Aşağı Ayrım () is a ghost village in the Kalbajar District of Azerbaijan. The whole village was occupied by Armenian forces in 1993 during the First Nagorno-Karabakh war. When the Kalbajar region was returned to Azerbaijani control in late 2020, the only roofed buildings were a barn and an animal pen.

Etymology 
Aşağı means 'lower' in Azerbaijani language and Ayrım is the name of a nearby river that tumbles through the site and on down a steep, picturesque mountain valley. The name Ayrım is thought to signify the former presence of Ayrums in the vicinity.

History 
The village was predominantly a summer shepherding settlement accessing a series of yaylaq pastures including Məşədi Cəmilin yurdu, Qazıxanlı yaylağı, Fərhadyanan yurd, Qaraqaya yurdu, Səfərdüşən yurd, Tozluq yurdu, Hasarlı yurd, Dərə damlarının yurdu, Hümbətalı yurdu, Çiçəklitəpə yurdu and Qumluarxac yurdu.

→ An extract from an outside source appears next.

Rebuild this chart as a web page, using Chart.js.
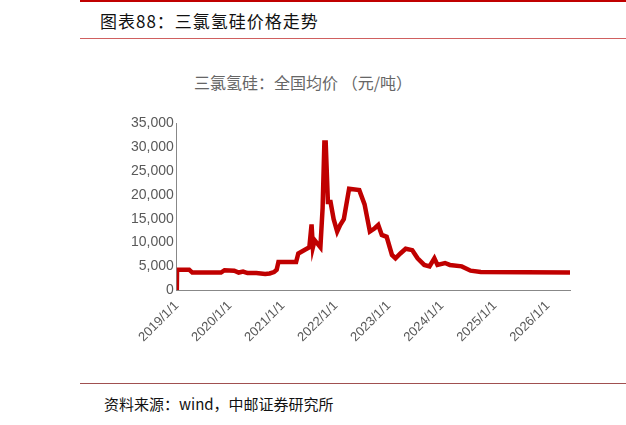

The whole area was occupied by Armenian forces in 1993 during the First Nagorno-Karabakh war. During the period of occupation, the village was left to fall apart. When the Kalbajar region was returned to Azerbaijani control in late 2020, the only roofed buildings were a barn and an animal pen. All other houses had been reduced to stone wall stubs. Access to the village is by an overgrown, unpaved track which can become impassable in snow.